Exercise objective
Produce a word-for-word copy of the listing below without its pictures.
■ ■ ■ ■ ■ ■ ■
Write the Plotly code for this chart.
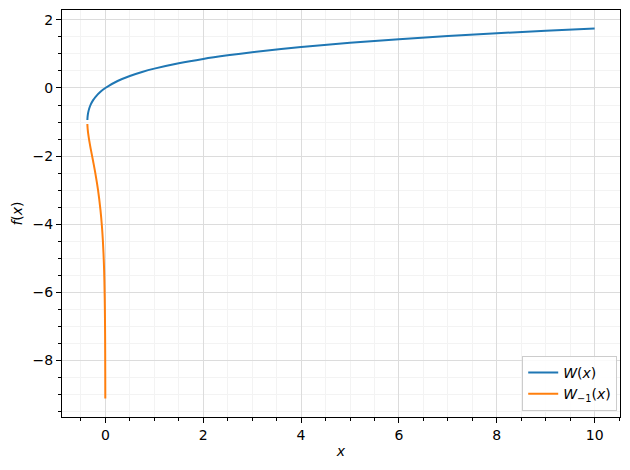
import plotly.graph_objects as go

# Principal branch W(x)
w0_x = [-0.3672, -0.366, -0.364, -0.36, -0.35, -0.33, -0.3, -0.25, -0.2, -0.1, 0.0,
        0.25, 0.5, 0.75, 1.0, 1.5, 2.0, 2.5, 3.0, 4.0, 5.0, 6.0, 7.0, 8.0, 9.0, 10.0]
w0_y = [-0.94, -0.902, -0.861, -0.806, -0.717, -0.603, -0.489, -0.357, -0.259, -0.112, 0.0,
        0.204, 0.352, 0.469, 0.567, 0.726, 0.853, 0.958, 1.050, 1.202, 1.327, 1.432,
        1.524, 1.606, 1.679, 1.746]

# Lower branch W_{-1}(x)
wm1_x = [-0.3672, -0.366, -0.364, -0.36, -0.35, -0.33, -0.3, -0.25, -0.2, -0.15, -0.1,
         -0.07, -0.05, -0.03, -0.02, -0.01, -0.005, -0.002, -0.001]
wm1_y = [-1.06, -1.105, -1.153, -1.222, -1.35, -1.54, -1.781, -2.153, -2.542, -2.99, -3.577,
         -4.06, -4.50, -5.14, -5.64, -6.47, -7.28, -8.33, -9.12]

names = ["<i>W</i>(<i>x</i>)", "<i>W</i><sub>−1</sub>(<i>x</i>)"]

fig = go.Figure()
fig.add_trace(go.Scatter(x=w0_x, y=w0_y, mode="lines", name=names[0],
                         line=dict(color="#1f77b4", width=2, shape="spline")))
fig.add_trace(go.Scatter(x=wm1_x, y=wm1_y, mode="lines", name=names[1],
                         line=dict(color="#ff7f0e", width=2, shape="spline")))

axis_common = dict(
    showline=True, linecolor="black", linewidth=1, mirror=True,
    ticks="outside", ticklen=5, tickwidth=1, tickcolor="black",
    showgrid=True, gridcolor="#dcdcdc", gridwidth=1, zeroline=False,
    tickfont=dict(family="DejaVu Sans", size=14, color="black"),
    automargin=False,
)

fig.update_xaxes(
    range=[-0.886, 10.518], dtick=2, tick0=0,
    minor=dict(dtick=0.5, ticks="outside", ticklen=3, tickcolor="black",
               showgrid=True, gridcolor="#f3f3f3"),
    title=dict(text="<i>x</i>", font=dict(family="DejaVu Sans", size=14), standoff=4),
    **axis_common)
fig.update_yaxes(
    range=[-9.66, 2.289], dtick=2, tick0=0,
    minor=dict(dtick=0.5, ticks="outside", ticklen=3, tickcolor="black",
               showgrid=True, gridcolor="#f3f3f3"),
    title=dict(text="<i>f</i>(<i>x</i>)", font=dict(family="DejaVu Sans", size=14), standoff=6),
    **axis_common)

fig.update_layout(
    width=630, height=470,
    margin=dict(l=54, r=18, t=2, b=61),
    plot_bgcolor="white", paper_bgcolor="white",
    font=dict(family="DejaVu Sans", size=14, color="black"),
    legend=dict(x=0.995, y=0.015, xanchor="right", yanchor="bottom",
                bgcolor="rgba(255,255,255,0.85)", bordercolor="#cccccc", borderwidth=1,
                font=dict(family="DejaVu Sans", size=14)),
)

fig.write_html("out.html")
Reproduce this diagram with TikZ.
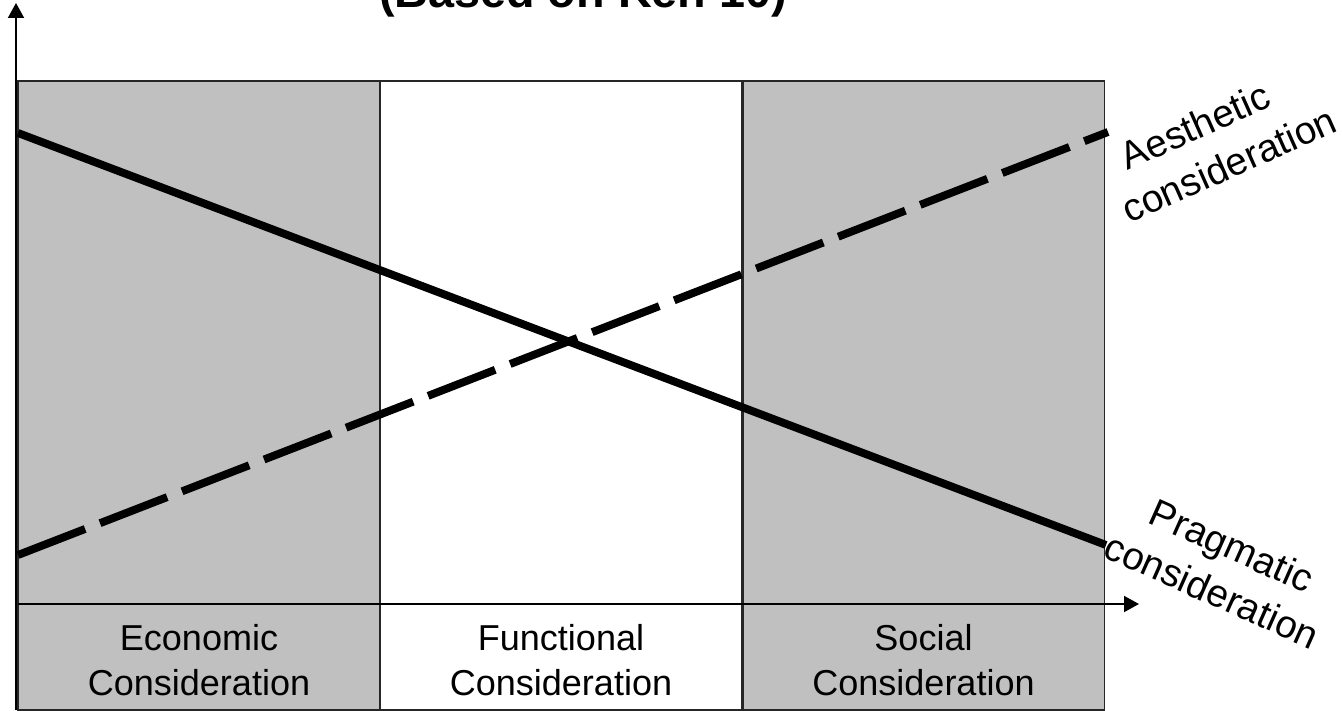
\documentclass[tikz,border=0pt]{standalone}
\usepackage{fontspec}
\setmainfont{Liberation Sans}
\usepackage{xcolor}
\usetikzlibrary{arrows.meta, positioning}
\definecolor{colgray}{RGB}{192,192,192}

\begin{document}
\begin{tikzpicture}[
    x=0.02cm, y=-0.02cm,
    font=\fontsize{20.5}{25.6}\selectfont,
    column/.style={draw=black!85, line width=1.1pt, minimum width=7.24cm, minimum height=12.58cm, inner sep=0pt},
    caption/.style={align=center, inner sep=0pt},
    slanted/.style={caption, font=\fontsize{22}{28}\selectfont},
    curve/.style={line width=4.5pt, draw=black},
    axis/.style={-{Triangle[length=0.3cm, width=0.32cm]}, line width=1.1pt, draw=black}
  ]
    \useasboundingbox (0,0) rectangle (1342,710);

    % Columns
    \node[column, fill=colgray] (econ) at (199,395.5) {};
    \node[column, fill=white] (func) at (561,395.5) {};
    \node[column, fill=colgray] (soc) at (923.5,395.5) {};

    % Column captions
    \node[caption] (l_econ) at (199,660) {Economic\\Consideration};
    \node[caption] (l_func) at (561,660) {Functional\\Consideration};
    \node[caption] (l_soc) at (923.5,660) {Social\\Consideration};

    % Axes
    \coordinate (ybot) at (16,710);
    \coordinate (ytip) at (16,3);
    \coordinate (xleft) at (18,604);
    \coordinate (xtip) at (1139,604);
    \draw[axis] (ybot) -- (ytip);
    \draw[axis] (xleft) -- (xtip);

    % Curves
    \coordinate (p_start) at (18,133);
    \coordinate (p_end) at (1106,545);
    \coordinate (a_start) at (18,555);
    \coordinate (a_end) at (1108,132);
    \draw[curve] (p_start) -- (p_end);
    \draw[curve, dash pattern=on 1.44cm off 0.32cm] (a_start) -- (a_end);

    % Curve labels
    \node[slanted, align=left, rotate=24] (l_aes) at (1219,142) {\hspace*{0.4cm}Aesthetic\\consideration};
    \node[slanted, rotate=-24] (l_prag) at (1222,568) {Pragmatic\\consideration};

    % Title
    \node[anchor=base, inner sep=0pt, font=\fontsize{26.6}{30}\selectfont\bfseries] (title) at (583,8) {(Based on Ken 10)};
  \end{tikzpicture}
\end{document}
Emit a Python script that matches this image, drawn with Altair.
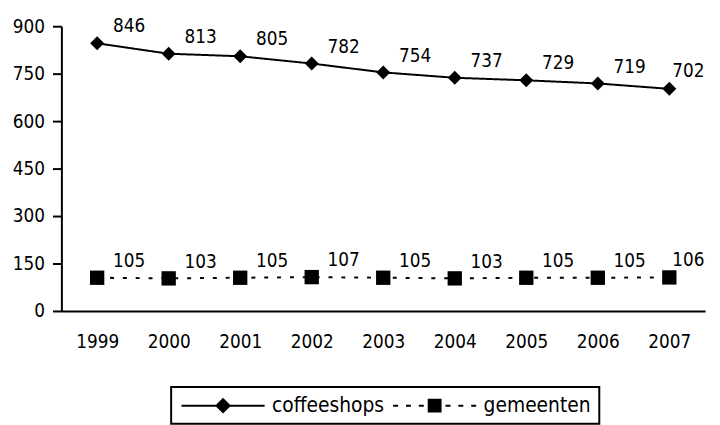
■ ■ ■ ■ ■ ■ ■
Complete answer
Write the Plotly code for this chart.
import plotly.graph_objects as go

# Principal branch W(x)
w0_x = [-0.3672, -0.366, -0.364, -0.36, -0.35, -0.33, -0.3, -0.25, -0.2, -0.1, 0.0,
        0.25, 0.5, 0.75, 1.0, 1.5, 2.0, 2.5, 3.0, 4.0, 5.0, 6.0, 7.0, 8.0, 9.0, 10.0]
w0_y = [-0.94, -0.902, -0.861, -0.806, -0.717, -0.603, -0.489, -0.357, -0.259, -0.112, 0.0,
        0.204, 0.352, 0.469, 0.567, 0.726, 0.853, 0.958, 1.050, 1.202, 1.327, 1.432,
        1.524, 1.606, 1.679, 1.746]

# Lower branch W_{-1}(x)
wm1_x = [-0.3672, -0.366, -0.364, -0.36, -0.35, -0.33, -0.3, -0.25, -0.2, -0.15, -0.1,
         -0.07, -0.05, -0.03, -0.02, -0.01, -0.005, -0.002, -0.001]
wm1_y = [-1.06, -1.105, -1.153, -1.222, -1.35, -1.54, -1.781, -2.153, -2.542, -2.99, -3.577,
         -4.06, -4.50, -5.14, -5.64, -6.47, -7.28, -8.33, -9.12]

names = ["<i>W</i>(<i>x</i>)", "<i>W</i><sub>−1</sub>(<i>x</i>)"]

fig = go.Figure()
fig.add_trace(go.Scatter(x=w0_x, y=w0_y, mode="lines", name=names[0],
                         line=dict(color="#1f77b4", width=2, shape="spline")))
fig.add_trace(go.Scatter(x=wm1_x, y=wm1_y, mode="lines", name=names[1],
                         line=dict(color="#ff7f0e", width=2, shape="spline")))

axis_common = dict(
    showline=True, linecolor="black", linewidth=1, mirror=True,
    ticks="outside", ticklen=5, tickwidth=1, tickcolor="black",
    showgrid=True, gridcolor="#dcdcdc", gridwidth=1, zeroline=False,
    tickfont=dict(family="DejaVu Sans", size=14, color="black"),
    automargin=False,
)

fig.update_xaxes(
    range=[-0.886, 10.518], dtick=2, tick0=0,
    minor=dict(dtick=0.5, ticks="outside", ticklen=3, tickcolor="black",
               showgrid=True, gridcolor="#f3f3f3"),
    title=dict(text="<i>x</i>", font=dict(family="DejaVu Sans", size=14), standoff=4),
    **axis_common)
fig.update_yaxes(
    range=[-9.66, 2.289], dtick=2, tick0=0,
    minor=dict(dtick=0.5, ticks="outside", ticklen=3, tickcolor="black",
               showgrid=True, gridcolor="#f3f3f3"),
    title=dict(text="<i>f</i>(<i>x</i>)", font=dict(family="DejaVu Sans", size=14), standoff=6),
    **axis_common)

fig.update_layout(
    width=630, height=470,
    margin=dict(l=54, r=18, t=2, b=61),
    plot_bgcolor="white", paper_bgcolor="white",
    font=dict(family="DejaVu Sans", size=14, color="black"),
    legend=dict(x=0.995, y=0.015, xanchor="right", yanchor="bottom",
                bgcolor="rgba(255,255,255,0.85)", bordercolor="#cccccc", borderwidth=1,
                font=dict(family="DejaVu Sans", size=14)),
)

fig.write_html("out.html")
Reproduce this diagram with TikZ.
\documentclass[tikz,border=0pt]{standalone}
\usepackage{fontspec}
\setmainfont{Liberation Sans}
\usepackage{xcolor}
\usetikzlibrary{arrows.meta, positioning}
\definecolor{colgray}{RGB}{192,192,192}

\begin{document}
\begin{tikzpicture}[
    x=0.02cm, y=-0.02cm,
    font=\fontsize{20.5}{25.6}\selectfont,
    column/.style={draw=black!85, line width=1.1pt, minimum width=7.24cm, minimum height=12.58cm, inner sep=0pt},
    caption/.style={align=center, inner sep=0pt},
    slanted/.style={caption, font=\fontsize{22}{28}\selectfont},
    curve/.style={line width=4.5pt, draw=black},
    axis/.style={-{Triangle[length=0.3cm, width=0.32cm]}, line width=1.1pt, draw=black}
  ]
    \useasboundingbox (0,0) rectangle (1342,710);

    % Columns
    \node[column, fill=colgray] (econ) at (199,395.5) {};
    \node[column, fill=white] (func) at (561,395.5) {};
    \node[column, fill=colgray] (soc) at (923.5,395.5) {};

    % Column captions
    \node[caption] (l_econ) at (199,660) {Economic\\Consideration};
    \node[caption] (l_func) at (561,660) {Functional\\Consideration};
    \node[caption] (l_soc) at (923.5,660) {Social\\Consideration};

    % Axes
    \coordinate (ybot) at (16,710);
    \coordinate (ytip) at (16,3);
    \coordinate (xleft) at (18,604);
    \coordinate (xtip) at (1139,604);
    \draw[axis] (ybot) -- (ytip);
    \draw[axis] (xleft) -- (xtip);

    % Curves
    \coordinate (p_start) at (18,133);
    \coordinate (p_end) at (1106,545);
    \coordinate (a_start) at (18,555);
    \coordinate (a_end) at (1108,132);
    \draw[curve] (p_start) -- (p_end);
    \draw[curve, dash pattern=on 1.44cm off 0.32cm] (a_start) -- (a_end);

    % Curve labels
    \node[slanted, align=left, rotate=24] (l_aes) at (1219,142) {\hspace*{0.4cm}Aesthetic\\consideration};
    \node[slanted, rotate=-24] (l_prag) at (1222,568) {Pragmatic\\consideration};

    % Title
    \node[anchor=base, inner sep=0pt, font=\fontsize{26.6}{30}\selectfont\bfseries] (title) at (583,8) {(Based on Ken 10)};
  \end{tikzpicture}
\end{document}
Emit a Python script that matches this image, drawn with Altair.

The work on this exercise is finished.